PDA

View Full Version : Having a hard time getting all the files from the site.


mike.humphrey275139
10-06-2011, 02:47 PM
Hi guys,

I have Site Import 2.1 and am having a hard time getting all the files from the web site.

There is one specific directory I want to get all the files from but your tool is only pulling down specific one, though they all have the same file type extention: ".asp" in that directory.

The last 4 hours of the site import was downloading files I had no interest in but there was no way I could choose which directories I wanted and which ones I didn't want downloaded to my PC; the site is pretty big.
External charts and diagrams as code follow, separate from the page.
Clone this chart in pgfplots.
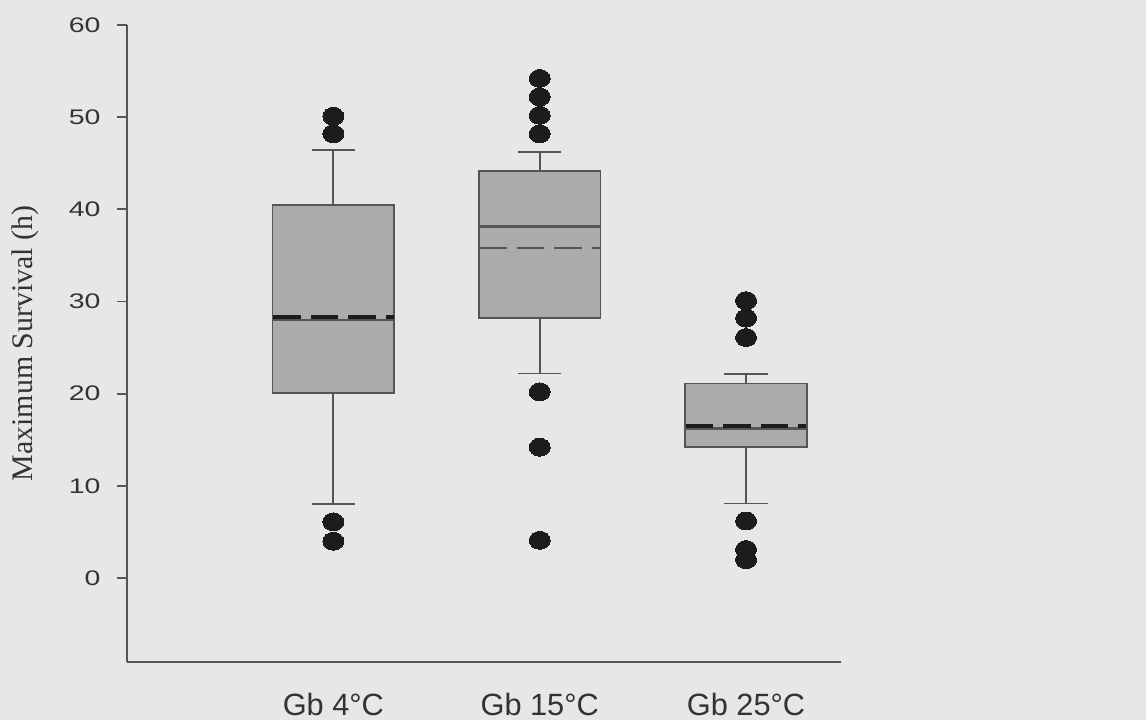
\documentclass[border=0pt]{standalone}
\usepackage{pgfplots}
\pgfplotsset{compat=1.18}
\usepgfplotslibrary{statistics}
\usepackage{fontspec}
\setmainfont{Liberation Sans}
\newfontfamily\timesfont{Liberation Serif}
\definecolor{bg}{HTML}{E7E7E7}
\definecolor{boxfill}{HTML}{ABABAB}
\definecolor{linec}{HTML}{555555}
\definecolor{dotc}{HTML}{1C1C1C}
\definecolor{txt}{HTML}{333333}
\begin{document}
\begin{tikzpicture}
\fill[bg] (0,0) rectangle (22.92cm,14.4cm);
\begin{axis}[
  at={(2.54cm,1.16cm)}, anchor=south west,
  scale only axis, width=14.28cm, height=12.74cm,
  xmin=0, xmax=3.46, ymin=-9.1, ymax=60,
  axis x line*=bottom, axis y line*=left,
  axis line style={-, draw=linec, line width=0.04cm},
  ytick={0,10,20,30,40,50,60},
  xtick={1,2,3},
  xticklabels={Gb 4°C, Gb 15°C, Gb 25°C},
  x tick style={draw=none},
  y tick style={draw=linec, line width=0.035cm},
  tick align=outside, major tick length=0.2cm,
  /pgf/number format/assume math mode=true,
  yticklabel style={font=\fontsize{12}{14}\selectfont, text=txt, xscale=1.35, xshift=-0.12cm},
  xticklabel style={font=\fontsize{17.5}{20}\selectfont, text=txt, yshift=-0.3cm},
  ylabel={\timesfont Maximum Survival (h)},
  every axis y label/.style={at={(axis description cs:-0.143,0.5)}, rotate=90, anchor=center, font=\fontsize{17}{20}\selectfont, text=txt},
  boxplot/draw direction=y,
  boxplot/box extend=0.59,
  boxplot/whisker extend=0.21,
  boxplot/every median/.style={line width=0.055cm},
]
% Gb 4C
\addplot+[boxplot prepared={draw position=1, lower whisker=8, lower quartile=20.1, median=28.0, upper quartile=40.5, upper whisker=46.4},
  draw=linec, fill=boxfill, line width=0.035cm, solid,
  mark=*, mark size=0.21cm, mark options={fill=dotc, draw=dotc, yscale=0.85, line width=0pt}]
  table[row sep=\\, y index=0] {v\\ 50.1\\ 48.2\\ 6.1\\ 4.0\\};
\addplot[dotc, line width=0.07cm, dash pattern=on 0.55cm off 0.2cm] coordinates {(0.708,28.3) (1.292,28.3)};
% Gb 15C
\addplot+[boxplot prepared={draw position=2, lower whisker=22.2, lower quartile=28.2, median=38.1, upper quartile=44.2, upper whisker=46.2},
  draw=linec, fill=boxfill, line width=0.035cm, solid,
  mark=*, mark size=0.21cm, mark options={fill=dotc, draw=dotc, yscale=0.85, line width=0pt}]
  table[row sep=\\, y index=0] {v\\ 54.2\\ 52.2\\ 50.2\\ 48.2\\ 20.2\\ 14.2\\ 4.1\\};
\addplot[linec, line width=0.05cm, dash pattern=on 0.55cm off 0.2cm] coordinates {(1.708,35.8) (2.292,35.8)};
% Gb 25C
\addplot+[boxplot prepared={draw position=3, lower whisker=8.1, lower quartile=14.2, median=16.2, upper quartile=21.1, upper whisker=22.1},
  draw=linec, fill=boxfill, line width=0.035cm, solid,
  mark=*, mark size=0.21cm, mark options={fill=dotc, draw=dotc, yscale=0.85, line width=0pt}]
  table[row sep=\\, y index=0] {v\\ 30.1\\ 28.2\\ 26.1\\ 6.2\\ 3.1\\ 2.0\\};
\addplot[dotc, line width=0.07cm, dash pattern=on 0.55cm off 0.2cm] coordinates {(2.708,16.5) (3.292,16.5)};
\end{axis}
\end{tikzpicture}
\end{document}
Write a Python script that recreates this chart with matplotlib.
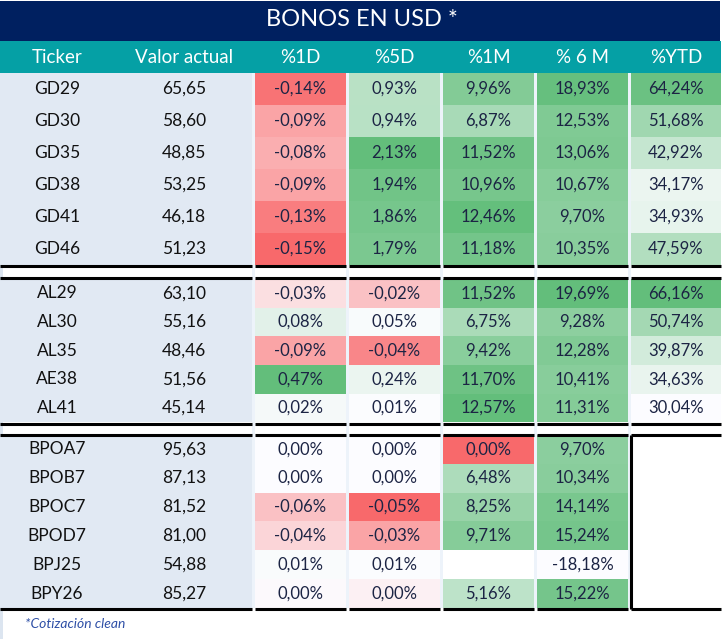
import numpy as np
import matplotlib
matplotlib.use("Agg")
import matplotlib.pyplot as plt
from matplotlib.patches import Rectangle

plt.rcParams['font.family'] = ['Lato', 'DejaVu Sans']

# ---------------- data ----------------
title = "BONOS EN USD *"
headers = ["Ticker", "Valor actual", "%1D", "%5D", "%1M", "% 6 M", "%YTD"]
footnote = "*Cotización clean"

g1_tickers = ["GD29", "GD30", "GD35", "GD38", "GD41", "GD46"]
g1_valor = [65.65, 58.60, 48.85, 53.25, 46.18, 51.23]
g1_d1 = [-0.14, -0.09, -0.08, -0.09, -0.13, -0.15]
g1_d5 = [0.93, 0.94, 2.13, 1.94, 1.86, 1.79]
g1_m1 = [9.96, 6.87, 11.52, 10.96, 12.46, 11.18]
g1_m6 = [18.93, 12.53, 13.06, 10.67, 9.70, 10.35]
g1_ytd = [64.24, 51.68, 42.92, 34.17, 34.93, 47.59]

g2_tickers = ["AL29", "AL30", "AL35", "AE38", "AL41"]
g2_valor = [63.10, 55.16, 48.46, 51.56, 45.14]
g2_d1 = [-0.03, 0.08, -0.09, 0.47, 0.02]
g2_d5 = [-0.02, 0.05, -0.04, 0.24, 0.01]
g2_m1 = [11.52, 6.75, 9.42, 11.70, 12.57]
g2_m6 = [19.69, 9.28, 12.28, 10.41, 11.31]
g2_ytd = [66.16, 50.74, 39.87, 34.63, 30.04]

g3_tickers = ["BPOA7", "BPOB7", "BPOC7", "BPOD7", "BPJ25", "BPY26"]
g3_valor = [95.63, 87.13, 81.52, 81.00, 54.88, 85.27]
g3_d1 = [0.00, 0.00, -0.06, -0.04, 0.01, -0.003]
g3_d5 = [0.00, 0.00, -0.05, -0.03, 0.01, -0.004]
g3_m1 = [-0.004, 6.48, 8.25, 9.71, np.nan, 5.16]
g3_m6 = [9.70, 10.34, 14.14, 15.24, -18.18, 15.22]
g3_ytd = [np.nan] * 6

groups = [
    (g1_tickers, g1_valor, [g1_d1, g1_d5, g1_m1, g1_m6, g1_ytd]),
    (g2_tickers, g2_valor, [g2_d1, g2_d5, g2_m1, g2_m6, g2_ytd]),
    (g3_tickers, g3_valor, [g3_d1, g3_d5, g3_m1, g3_m6, g3_ytd]),
]

# ---------------- style / layout ----------------
NAVY = "#002060"
TEAL = "#05A0A5"
LEFTBG = "#E1E9F3"
GAPBG = "#EDF3FA"
TXT = "#1C2444"
WHITE = np.array([252, 252, 255]) / 255
RED = np.array([248, 105, 107]) / 255
GREEN = np.array([99, 190, 123]) / 255
SCALE3 = [True, True, True, False, False]   # 3-colour (midpoint 0) vs 2-colour

W, H = 724, 639
TAB_R = 721
title_y = (1, 41)
head_y = (41, 72.7)
left_block = (0, 252)
col_x = [(255, 346), (349, 440), (443, 534), (537, 628), (631, 721)]
ticker_cx, valor_cx = 57, 184
group_tops = [72.7, 278.8, 434.8]
row_h = [32.05, 28.7, 28.87]
lines_y = [266.3, 277.5, 423.5, 434.8]
LW = 2.2

fig = plt.figure(figsize=(W / 100, H / 100), dpi=100)
ax = fig.add_axes([0, 0, 1, 1])
ax.set_xlim(0, W)
ax.set_ylim(H, 0)
ax.axis("off")


def rect(x0, x1, y0, y1, color, z=1):
    ax.add_patch(Rectangle((x0, y0), x1 - x0, y1 - y0, facecolor=color,
                           edgecolor="none", linewidth=0, zorder=z))


def fmt(v):
    v = round(v, 2) + 0.0
    return f"{v:.2f}".replace(".", ",") + "%"


def cell_color(v, ci, vmin, vmax):
    if np.isnan(v):
        return None
    if SCALE3[ci]:
        if v < 0:
            t = v / vmin
            c = WHITE + (RED - WHITE) * t
        else:
            t = v / vmax
            c = WHITE + (GREEN - WHITE) * t
    else:
        t = (v - vmin) / (vmax - vmin)
        c = WHITE + (GREEN - WHITE) * t
    return tuple(np.clip(c, 0, 1))


# column ranges
col_vals = [np.array(sum([list(g[2][ci]) for g in groups], []), dtype=float) for ci in range(5)]
col_min = [np.nanmin(c) for c in col_vals]
col_max = [np.nanmax(c) for c in col_vals]

# title + header
rect(0, TAB_R - 1, title_y[0], title_y[1], NAVY)
ax.text((0 + TAB_R) / 2 + 1, 20, title, color="white", fontsize=17, ha="center", va="center")
rect(0, TAB_R, head_y[0], head_y[1], TEAL)
hx = [ticker_cx, valor_cx] + [(a + b) / 2 for a, b in col_x]
for x, h in zip(hx, headers):
    ax.text(x, (head_y[0] + head_y[1]) / 2 + 0.5, h, color="white", fontsize=13.5, ha="center", va="center")

# background strips
bottom = group_tops[2] + row_h[2] * len(g3_tickers)
rect(0, 2.5, head_y[1], H, "#DCE5F0", z=0.5)
for (a, b), (c, d) in zip([left_block] + col_x[:-1], col_x):
    rect(b, c, head_y[1], bottom, GAPBG, z=0.5)

# groups
for gi, (tick, valor, cols) in enumerate(groups):
    top = group_tops[gi]
    rh = row_h[gi]
    n = len(tick)
    rect(left_block[0], left_block[1], top, top + rh * n, LEFTBG)
    for r in range(n):
        y0 = top + r * rh
        yc = y0 + rh / 2
        ax.text(ticker_cx, yc, tick[r], color="#111111", fontsize=12.5, ha="center", va="center", zorder=5)
        ax.text(valor_cx, yc, f"{valor[r]:.2f}".replace(".", ","), color="#111111", fontsize=12.5,
                ha="center", va="center", zorder=5)
        for ci, (xa, xb) in enumerate(col_x):
            v = cols[ci][r]
            c = cell_color(v, ci, col_min[ci], col_max[ci])
            if c is None:
                rect(xa, xb, y0, y0 + rh, "white")
                continue
            rect(xa, xb, y0, y0 + rh, c)
            ax.text((xa + xb) / 2, yc, fmt(v), color=TXT, fontsize=12, ha="center", va="center", zorder=5)

# black separator lines (segmented per column block)
segments = [left_block] + col_x
for yl in lines_y + [bottom + 0.8]:
    for a, b in segments:
        ax.plot([a, b], [yl, yl], color="black", lw=LW, solid_capstyle="butt", zorder=6)
# empty %YTD block of last group
ax.plot([col_x[4][0] - 0.3, col_x[4][0] - 0.3], [lines_y[3], bottom + 0.8], color="black", lw=LW,
        solid_capstyle="butt", zorder=6)

ax.text(25, 624, footnote, color="#2E4FA6", fontsize=10, style="italic", ha="left", va="center")

fig.savefig("out.png", dpi=100)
I increased the maximum pages from 7000 to 20,000 but it still went to max.

Run time: 14:11:25
Import URL http://archive.catholic.com
Local path: G:/Websites/
Total files 20917

Progress

Levels deep 3797
Pages in queue 0

It downloaded this file:
http://archive.catholic.com/thisrock/1991/9101qq.asp
but not this:
http://archive.catholic.com/thisrock/1991/9101frs.asp

I searched the WAImportLog.txt file and a search on "9101frs" came up:
Not found in the current document?

Any ideas? Why would I upgrade to SI 3.0 if SI 2.1 doesn't work?

Mike a current customer.
e-mail: mike.humphrey@rcn.com

Jason Byrnes
10-06-2011, 05:21 PM
site import works by following the a href links in your site to find linked pages that are part of your domain.


I dont see any links to the /thisrock/1991/9101frs.asp file you are trying to download on your site, the link to that file I can see is using a full URL to the following domain:
www.catholic.com

<a href="http://www.catholic.com/thisrock/1991/9101frs.asp">Fathers Know Best</a>


but this is not the same domain you have chosen to import:
http://archive.catholic.com

since the link points to a different domain, it is being ignored.